Written task: Locate the word "this" in the entries below, then gather every line that holds it.

Data extract:
[Start]

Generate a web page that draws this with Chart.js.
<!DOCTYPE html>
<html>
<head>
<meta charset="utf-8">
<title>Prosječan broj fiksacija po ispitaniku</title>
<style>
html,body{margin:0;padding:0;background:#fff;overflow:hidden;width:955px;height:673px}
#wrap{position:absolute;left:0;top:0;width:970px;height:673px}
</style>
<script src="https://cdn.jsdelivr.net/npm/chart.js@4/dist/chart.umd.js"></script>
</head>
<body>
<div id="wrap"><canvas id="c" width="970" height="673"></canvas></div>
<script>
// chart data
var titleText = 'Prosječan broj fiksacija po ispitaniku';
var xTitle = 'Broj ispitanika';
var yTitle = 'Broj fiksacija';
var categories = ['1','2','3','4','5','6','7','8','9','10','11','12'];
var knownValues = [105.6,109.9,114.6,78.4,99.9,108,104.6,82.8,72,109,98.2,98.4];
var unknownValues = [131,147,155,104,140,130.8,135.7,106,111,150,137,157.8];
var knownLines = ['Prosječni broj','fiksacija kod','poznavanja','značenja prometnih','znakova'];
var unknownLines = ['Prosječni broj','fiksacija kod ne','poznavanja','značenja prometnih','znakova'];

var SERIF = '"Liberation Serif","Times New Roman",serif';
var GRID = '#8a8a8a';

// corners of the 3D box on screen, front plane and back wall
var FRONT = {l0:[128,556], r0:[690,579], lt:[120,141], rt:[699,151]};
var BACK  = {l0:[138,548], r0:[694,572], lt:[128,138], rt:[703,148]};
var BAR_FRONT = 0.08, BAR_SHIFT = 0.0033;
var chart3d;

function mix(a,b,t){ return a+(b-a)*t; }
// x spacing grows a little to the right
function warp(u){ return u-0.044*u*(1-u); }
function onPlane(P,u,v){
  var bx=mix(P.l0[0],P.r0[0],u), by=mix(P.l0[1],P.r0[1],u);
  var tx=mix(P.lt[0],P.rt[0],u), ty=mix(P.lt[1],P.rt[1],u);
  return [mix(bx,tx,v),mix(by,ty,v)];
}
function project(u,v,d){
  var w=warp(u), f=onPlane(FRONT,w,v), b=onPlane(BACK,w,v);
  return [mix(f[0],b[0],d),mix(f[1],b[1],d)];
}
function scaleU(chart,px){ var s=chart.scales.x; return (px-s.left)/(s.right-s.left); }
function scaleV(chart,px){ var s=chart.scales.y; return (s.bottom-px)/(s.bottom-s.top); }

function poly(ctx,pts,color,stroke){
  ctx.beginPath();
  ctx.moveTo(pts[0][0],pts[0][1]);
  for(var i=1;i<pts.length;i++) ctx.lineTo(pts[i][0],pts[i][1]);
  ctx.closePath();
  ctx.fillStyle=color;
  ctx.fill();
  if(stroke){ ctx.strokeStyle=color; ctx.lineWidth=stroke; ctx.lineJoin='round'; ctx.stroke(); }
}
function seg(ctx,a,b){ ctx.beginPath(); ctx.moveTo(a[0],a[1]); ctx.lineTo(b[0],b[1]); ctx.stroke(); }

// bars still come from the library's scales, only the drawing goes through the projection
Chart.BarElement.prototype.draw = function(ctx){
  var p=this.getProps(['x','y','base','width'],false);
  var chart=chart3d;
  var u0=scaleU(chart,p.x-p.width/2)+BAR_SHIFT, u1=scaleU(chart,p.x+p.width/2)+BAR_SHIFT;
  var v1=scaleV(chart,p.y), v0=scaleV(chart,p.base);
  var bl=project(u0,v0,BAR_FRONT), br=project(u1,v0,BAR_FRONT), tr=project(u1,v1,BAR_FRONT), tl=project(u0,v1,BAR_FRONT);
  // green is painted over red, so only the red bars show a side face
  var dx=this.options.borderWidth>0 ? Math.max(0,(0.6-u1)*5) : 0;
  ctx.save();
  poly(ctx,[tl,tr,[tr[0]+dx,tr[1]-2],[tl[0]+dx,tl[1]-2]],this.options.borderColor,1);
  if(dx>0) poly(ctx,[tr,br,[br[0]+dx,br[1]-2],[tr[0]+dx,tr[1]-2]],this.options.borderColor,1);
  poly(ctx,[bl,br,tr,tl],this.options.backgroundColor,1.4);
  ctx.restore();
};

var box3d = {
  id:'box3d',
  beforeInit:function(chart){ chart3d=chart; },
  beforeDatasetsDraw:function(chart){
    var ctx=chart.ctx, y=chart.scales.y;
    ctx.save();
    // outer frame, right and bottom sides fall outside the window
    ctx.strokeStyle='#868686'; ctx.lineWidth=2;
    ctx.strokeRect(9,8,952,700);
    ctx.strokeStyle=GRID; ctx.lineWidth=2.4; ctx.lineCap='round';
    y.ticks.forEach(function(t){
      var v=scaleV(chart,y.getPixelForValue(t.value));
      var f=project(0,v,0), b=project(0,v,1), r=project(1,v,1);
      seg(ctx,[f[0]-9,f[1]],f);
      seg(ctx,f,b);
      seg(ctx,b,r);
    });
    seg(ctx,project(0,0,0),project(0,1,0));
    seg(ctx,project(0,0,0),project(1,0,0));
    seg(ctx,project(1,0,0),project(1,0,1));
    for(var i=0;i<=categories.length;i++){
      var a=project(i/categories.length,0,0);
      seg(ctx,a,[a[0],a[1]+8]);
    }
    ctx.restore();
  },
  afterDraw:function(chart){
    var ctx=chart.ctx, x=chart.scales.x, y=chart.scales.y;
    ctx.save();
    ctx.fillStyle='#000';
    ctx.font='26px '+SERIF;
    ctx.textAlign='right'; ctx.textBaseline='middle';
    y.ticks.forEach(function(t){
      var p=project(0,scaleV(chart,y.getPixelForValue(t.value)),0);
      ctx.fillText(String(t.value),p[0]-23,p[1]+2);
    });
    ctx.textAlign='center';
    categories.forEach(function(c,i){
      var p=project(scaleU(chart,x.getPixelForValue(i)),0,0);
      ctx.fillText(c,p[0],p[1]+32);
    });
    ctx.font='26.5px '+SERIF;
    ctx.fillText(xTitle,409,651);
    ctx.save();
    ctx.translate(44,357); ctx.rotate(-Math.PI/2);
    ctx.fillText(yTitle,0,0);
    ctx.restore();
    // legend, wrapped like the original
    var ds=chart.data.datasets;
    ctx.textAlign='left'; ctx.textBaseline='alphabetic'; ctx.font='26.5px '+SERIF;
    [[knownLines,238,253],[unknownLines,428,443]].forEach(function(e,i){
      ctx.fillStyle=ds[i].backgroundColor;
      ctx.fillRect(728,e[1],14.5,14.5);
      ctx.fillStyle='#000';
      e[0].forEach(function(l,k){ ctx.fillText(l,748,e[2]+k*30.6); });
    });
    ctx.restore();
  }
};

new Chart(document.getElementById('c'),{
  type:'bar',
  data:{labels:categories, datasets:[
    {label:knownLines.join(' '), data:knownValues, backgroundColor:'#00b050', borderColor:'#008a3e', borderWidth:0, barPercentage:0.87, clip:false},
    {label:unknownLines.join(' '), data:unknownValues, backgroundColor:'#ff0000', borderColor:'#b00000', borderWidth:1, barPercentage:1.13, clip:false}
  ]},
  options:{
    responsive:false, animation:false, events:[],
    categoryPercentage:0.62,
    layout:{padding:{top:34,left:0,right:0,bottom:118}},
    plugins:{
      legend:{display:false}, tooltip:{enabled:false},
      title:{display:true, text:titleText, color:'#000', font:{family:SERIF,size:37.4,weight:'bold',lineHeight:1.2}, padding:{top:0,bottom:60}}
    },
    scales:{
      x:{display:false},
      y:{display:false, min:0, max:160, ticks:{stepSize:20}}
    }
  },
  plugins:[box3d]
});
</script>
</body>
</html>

[End]
[Start]

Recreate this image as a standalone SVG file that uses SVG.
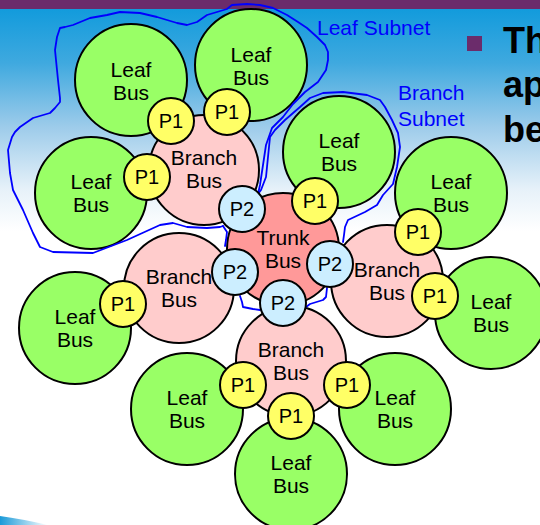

[End]

Written response:
Generate a web page that draws this with Chart.js.
  var p=this.getProps(['x','y','base','width'],false);
  var dx=this.options.borderWidth>0 ? Math.max(0,(0.6-u1)*5) : 0;
  poly(ctx,[tl,tr,[tr[0]+dx,tr[1]-2],[tl[0]+dx,tl[1]-2]],this.options.borderColor,1);
  if(dx>0) poly(ctx,[tr,br,[br[0]+dx,br[1]-2],[tr[0]+dx,tr[1]-2]],this.options.borderColor,1);
  poly(ctx,[bl,br,tr,tl],this.options.backgroundColor,1.4);
Recreate this image as a standalone SVG file that uses SVG.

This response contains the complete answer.